Tanrının din gönderdiği de şüpheli, insanlık tarihi sadece belli bir bölgeden veya kültüründen, inancından ibaret olmaz. bu gerçek düşünce için aynı sülaleden gelen bir peygamberler silsilesi kabul görmemeli. dünyayı tanrı yarattıysa, çok yamuk bir dünya, eğri büğrü, girintili çıkıntılı, kutupları bile adil dağıtmamış dünyaya, kuzeye güneye koymuş...dağıtsana şöyle her kıtaya biraz buzul.. lakin bu da yetersiz kalıyor, dünyadaki kutupların 3 sefer yer değiştirdiği söyleniyor yazılıyor, hesaplanıyor.. kıtaların ayrılması en makul düşüncelerden. çünkü kıtaları yap boz gibi birleştirince şak oturuyorlar harita üstünde..
suyun daha doğrusu sahillere yakın yerlerin veya ana kıtalara yakın bölgelerde 180-350 metre derinliklerde inanılmaz kentler bulunuyor. suların ortalama 250 metre yükseldiği düşünülüyor, nuh tufanı bir çok kültürde var, bir çok kültürde bunu haber verenler var. bizim inanç kültüründe nuh'a haber verildi gibi, hindularda başka birine haber verilmiş şeklinde anlatılar var. dünyanın en örgütlü eski dini hindunizm veya budacılık gibi.. ibrahim döneminden biraz daha eski olabilir sanki. geçenlerde de hindular yanlışım olmasın 600 yıl aradan sonra camiye dönüştürülmüş tapınaklarını yeniden tapınağa dönüştürdüler, ağlayanlar, sızlayanlar, şükredenler..
geriye uzaylılar kaldı. uzaylı üstün ırk, gezegen şekillendirenler, gezegen oluşturanlar gibi söylentiler.. ki bunlar da bir çok kaynağını dini metinlerin arka planından çıkardıkları da oluyor. uzaylının, şimdiki insana en çok benzeyen maymun türüne genetik müdahale ettiği ve o şekilde bir gelişim veya dönüşüm olduğunu da tezlerin arasında.
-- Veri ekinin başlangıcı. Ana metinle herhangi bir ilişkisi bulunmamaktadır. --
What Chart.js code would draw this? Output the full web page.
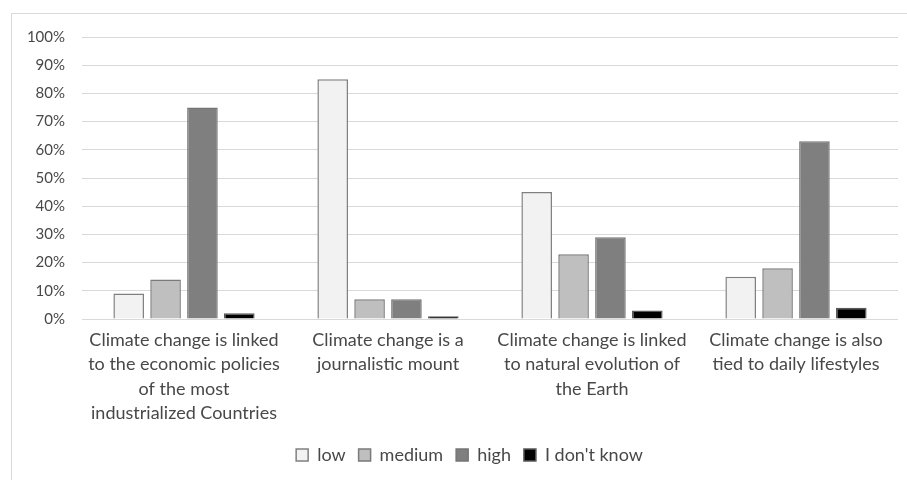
<!DOCTYPE html>
<html>
<head>
<meta charset="utf-8">
<script src="https://cdn.jsdelivr.net/npm/chart.js@4/dist/chart.umd.min.js"></script>
<style>
  html, body { margin: 0; padding: 0; background: #ffffff; }
  #wrap { position: relative; width: 907px; height: 480px; }
</style>
</head>
<body>
<div id="wrap"><canvas id="c" width="907" height="480"></canvas></div>
<script>
// Statements about climate change (x-axis categories, one array entry per line)
const categories = [
  ["Climate change is linked", "to the economic policies", "of the most", "industrialized Countries"],
  ["Climate change is a", "journalistic mount"],
  ["Climate change is linked", "to natural evolution of", "the Earth"],
  ["Climate change is also", "tied to daily lifestyles"]
];

// Share of respondents (%) per agreement level
const lowValues      = [9, 85, 45, 15];
const mediumValues   = [14, 7, 23, 18];
const highValues     = [75, 7, 29, 63];
const dontKnowValues = [2, 1, 3, 4];

const seriesNames = ["low", "medium", "high", "I don't know"];

// y-axis tick labels, 0% .. 100% every 10%
const yTickLabels = ["0%", "10%", "20%", "30%", "40%", "50%", "60%", "70%", "80%", "90%", "100%"];

const textColor = "#484848";
const fontFamily = "Lato, 'Noto Sans', sans-serif";

// Thin outer frame around the chart; legend nudged to sit centred under the frame
const framePlugin = {
  id: "frame",
  afterLayout(chart) {
    if (chart.legend) {
      chart.legend.left += 15;
      chart.legend.right += 15;
    }
  },
  beforeDraw(chart) {
    const ctx = chart.ctx;
    ctx.save();
    ctx.fillStyle = "#ffffff";
    ctx.fillRect(0, 0, chart.width, chart.height);
    ctx.strokeStyle = "#d9d9d9";
    ctx.lineWidth = 1;
    ctx.strokeRect(11.5, 13.5, chart.width + 10, chart.height + 10);
    ctx.restore();
  }
};

new Chart(document.getElementById("c"), {
  type: "bar",
  data: {
    labels: categories,
    datasets: [
      { label: seriesNames[0], data: lowValues,      backgroundColor: "#f2f2f2", borderColor: "#808080", borderWidth: 1.5 },
      { label: seriesNames[1], data: mediumValues,   backgroundColor: "#bfbfbf", borderColor: "#7a7a7a", borderWidth: 1.5 },
      { label: seriesNames[2], data: highValues,     backgroundColor: "#7f7f7f", borderColor: "#757575", borderWidth: 1.5 },
      { label: seriesNames[3], data: dontKnowValues, backgroundColor: "#000000", borderColor: "#5a5a5a", borderWidth: 1.5 }
    ]
  },
  options: {
    responsive: false,
    animation: false,
    devicePixelRatio: 1,
    categoryPercentage: 0.723,
    barPercentage: 0.83,
    layout: { padding: { left: 11, right: 9, top: 37, bottom: 6 } },
    plugins: {
      tooltip: { enabled: false },
      legend: {
        position: "bottom",
        labels: {
          color: textColor,
          boxWidth: 12,
          boxHeight: 12,
          padding: 13,
          font: { family: fontFamily, size: 18 }
        }
      }
    },
    scales: {
      x: {
        grid: { display: false, drawTicks: false },
        border: { display: false },
        ticks: {
          color: textColor,
          padding: 9,
          maxRotation: 0,
          autoSkip: false,
          font: { family: fontFamily, size: 18, lineHeight: 1.35 }
        },
        afterFit(scale) { scale.height = 114; }
      },
      y: {
        min: 0,
        max: 100,
        grid: { color: "#d9d9d9", lineWidth: 1, drawTicks: false },
        border: { display: false },
        ticks: {
          stepSize: 10,
          color: textColor,
          padding: 17,
          font: { family: fontFamily, size: 15 },
          callback: (v, i) => yTickLabels[i]
        },
        afterFit(scale) { scale.width = 71; }
      }
    }
  },
  plugins: [framePlugin]
});
</script>
</body>
</html>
zaman kavramını zihinlerimiz almıyor, yani benim zihnim error veriyor bu konuda.. islami söylencedeki tek bir insanın yüzü suyu hürmetine yaratılma veya hristiyanlıktaki tanrı baba meryeme üfledi hadisesi de error veriyor...
benim elimde şöyle sıkı sıkıya tutanabileceğim bir düşünce kalmadı. lakin zihnim bu bedeni kabul edemiyor artık. mekanikleşir mi insanlar,robotlaşır mı, zihinler aktarılır mı.. bu da mekanik - elektronik evrim gibi bir şey çıkarıyor..bu da sıkıntılı...
velhasılı üstadım; şiirinizi okurken hem güldüm, hem de nereden geldik, dünya necidir, biz neciyiz, Tanrı veya Allah insan, hayvan, bitki, materyaller, soyutluklar, somut yapılar, taştan yapılan çok eski sütunlar...
bu konuları hiç sevmiyorum, lakin düşünmeden de edemiyorum, bu vesile ile ortaya karışık salata yaptım üstadım.. kendibedenine tutuklu bir halde kalmışız..şu bedenin ötesine bir adım atsak.. belki bir çok cevaba ulaşacağız da...namümküm şimdilik, yani benim için error veriyor alemler, dünya, canlılık cansızlık...
üstadım sürçi lisanım olduysa affola. nereden nereye geldi bir şiir... düşün dünyevi düşün diyorum kendime.. en seveninize emanet. sağlıcakla..
Düşünce evrimi gerçek ama fiziksel evrim belki en fazla eski insanların çok yapılı olduğu geldi bize. İspatın bile ispata ihtiyaç duyduğu bir çağdayız. Çok bilgi var, çok iddia var. Bazen dümdüz yaşayıp gitmek istiyor insan. Ha diyelim ki evrim var benden çaldığı bir şey yok. Diyelim maymundan evrildik? E diğer maymunlara ayıp değil mi onlar öyle kütük gibi kalmışlar? Gibi bir sürü sorular dönüyor şu anda kafamda. Yazmaya ve sorgulamaya devam hepimiz. Tebrikler Ömer bey.